What is needed
Print the entries in full, word for word, but not the pictures.

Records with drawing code
-*-

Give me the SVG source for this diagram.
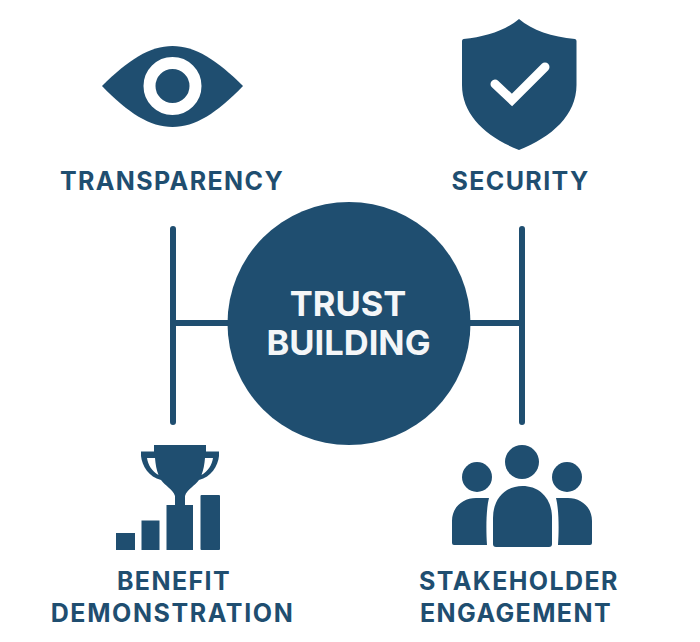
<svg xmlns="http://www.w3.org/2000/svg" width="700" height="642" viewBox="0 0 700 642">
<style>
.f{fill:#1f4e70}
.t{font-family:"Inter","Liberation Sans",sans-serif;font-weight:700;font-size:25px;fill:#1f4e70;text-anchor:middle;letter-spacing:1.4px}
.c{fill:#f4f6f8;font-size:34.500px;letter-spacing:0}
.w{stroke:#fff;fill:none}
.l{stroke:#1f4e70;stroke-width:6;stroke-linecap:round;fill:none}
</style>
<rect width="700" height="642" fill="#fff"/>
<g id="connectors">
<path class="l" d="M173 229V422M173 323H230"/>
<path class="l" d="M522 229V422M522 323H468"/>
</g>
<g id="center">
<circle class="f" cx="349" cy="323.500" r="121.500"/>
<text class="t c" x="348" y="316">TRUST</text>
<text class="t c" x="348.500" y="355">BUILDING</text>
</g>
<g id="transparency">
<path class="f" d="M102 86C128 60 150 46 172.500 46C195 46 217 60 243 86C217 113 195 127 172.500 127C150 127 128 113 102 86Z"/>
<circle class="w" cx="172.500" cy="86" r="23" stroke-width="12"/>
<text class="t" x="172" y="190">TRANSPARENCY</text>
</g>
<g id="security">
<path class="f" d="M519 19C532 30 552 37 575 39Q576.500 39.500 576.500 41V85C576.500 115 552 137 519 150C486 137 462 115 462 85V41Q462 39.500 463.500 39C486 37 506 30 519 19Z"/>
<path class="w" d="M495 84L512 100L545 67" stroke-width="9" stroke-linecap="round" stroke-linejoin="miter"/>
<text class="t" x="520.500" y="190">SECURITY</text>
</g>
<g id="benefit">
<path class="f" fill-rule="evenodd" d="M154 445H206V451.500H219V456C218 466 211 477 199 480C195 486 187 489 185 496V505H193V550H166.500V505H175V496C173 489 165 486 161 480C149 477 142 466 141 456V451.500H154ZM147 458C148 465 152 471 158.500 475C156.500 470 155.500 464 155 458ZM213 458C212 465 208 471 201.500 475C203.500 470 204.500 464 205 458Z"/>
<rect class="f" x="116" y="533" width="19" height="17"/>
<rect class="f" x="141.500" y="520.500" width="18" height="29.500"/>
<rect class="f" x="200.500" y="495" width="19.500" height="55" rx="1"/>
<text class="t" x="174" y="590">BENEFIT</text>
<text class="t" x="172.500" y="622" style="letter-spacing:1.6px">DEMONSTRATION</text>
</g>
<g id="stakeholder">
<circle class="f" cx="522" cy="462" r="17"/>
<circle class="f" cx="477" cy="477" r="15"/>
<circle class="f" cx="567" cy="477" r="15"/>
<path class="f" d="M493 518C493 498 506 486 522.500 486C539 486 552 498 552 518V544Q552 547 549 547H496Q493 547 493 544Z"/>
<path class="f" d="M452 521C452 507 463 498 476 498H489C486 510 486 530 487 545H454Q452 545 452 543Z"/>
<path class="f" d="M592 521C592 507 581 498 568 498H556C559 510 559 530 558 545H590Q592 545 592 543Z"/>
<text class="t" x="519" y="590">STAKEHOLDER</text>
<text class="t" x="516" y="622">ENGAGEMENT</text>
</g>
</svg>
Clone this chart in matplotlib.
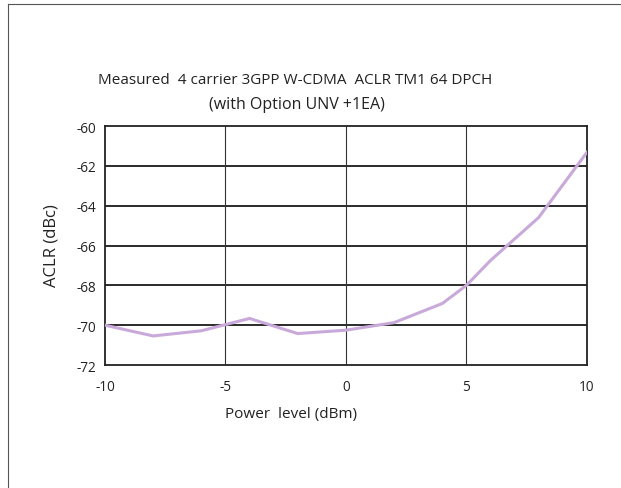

-*-

Output for this exercise
Give me the SVG source for this diagram.
<svg xmlns="http://www.w3.org/2000/svg" width="700" height="642" viewBox="0 0 700 642">
<style>
.f{fill:#1f4e70}
.t{font-family:"Inter","Liberation Sans",sans-serif;font-weight:700;font-size:25px;fill:#1f4e70;text-anchor:middle;letter-spacing:1.4px}
.c{fill:#f4f6f8;font-size:34.500px;letter-spacing:0}
.w{stroke:#fff;fill:none}
.l{stroke:#1f4e70;stroke-width:6;stroke-linecap:round;fill:none}
</style>
<rect width="700" height="642" fill="#fff"/>
<g id="connectors">
<path class="l" d="M173 229V422M173 323H230"/>
<path class="l" d="M522 229V422M522 323H468"/>
</g>
<g id="center">
<circle class="f" cx="349" cy="323.500" r="121.500"/>
<text class="t c" x="348" y="316">TRUST</text>
<text class="t c" x="348.500" y="355">BUILDING</text>
</g>
<g id="transparency">
<path class="f" d="M102 86C128 60 150 46 172.500 46C195 46 217 60 243 86C217 113 195 127 172.500 127C150 127 128 113 102 86Z"/>
<circle class="w" cx="172.500" cy="86" r="23" stroke-width="12"/>
<text class="t" x="172" y="190">TRANSPARENCY</text>
</g>
<g id="security">
<path class="f" d="M519 19C532 30 552 37 575 39Q576.500 39.500 576.500 41V85C576.500 115 552 137 519 150C486 137 462 115 462 85V41Q462 39.500 463.500 39C486 37 506 30 519 19Z"/>
<path class="w" d="M495 84L512 100L545 67" stroke-width="9" stroke-linecap="round" stroke-linejoin="miter"/>
<text class="t" x="520.500" y="190">SECURITY</text>
</g>
<g id="benefit">
<path class="f" fill-rule="evenodd" d="M154 445H206V451.500H219V456C218 466 211 477 199 480C195 486 187 489 185 496V505H193V550H166.500V505H175V496C173 489 165 486 161 480C149 477 142 466 141 456V451.500H154ZM147 458C148 465 152 471 158.500 475C156.500 470 155.500 464 155 458ZM213 458C212 465 208 471 201.500 475C203.500 470 204.500 464 205 458Z"/>
<rect class="f" x="116" y="533" width="19" height="17"/>
<rect class="f" x="141.500" y="520.500" width="18" height="29.500"/>
<rect class="f" x="200.500" y="495" width="19.500" height="55" rx="1"/>
<text class="t" x="174" y="590">BENEFIT</text>
<text class="t" x="172.500" y="622" style="letter-spacing:1.6px">DEMONSTRATION</text>
</g>
<g id="stakeholder">
<circle class="f" cx="522" cy="462" r="17"/>
<circle class="f" cx="477" cy="477" r="15"/>
<circle class="f" cx="567" cy="477" r="15"/>
<path class="f" d="M493 518C493 498 506 486 522.500 486C539 486 552 498 552 518V544Q552 547 549 547H496Q493 547 493 544Z"/>
<path class="f" d="M452 521C452 507 463 498 476 498H489C486 510 486 530 487 545H454Q452 545 452 543Z"/>
<path class="f" d="M592 521C592 507 581 498 568 498H556C559 510 559 530 558 545H590Q592 545 592 543Z"/>
<text class="t" x="519" y="590">STAKEHOLDER</text>
<text class="t" x="516" y="622">ENGAGEMENT</text>
</g>
</svg>
Clone this chart in matplotlib.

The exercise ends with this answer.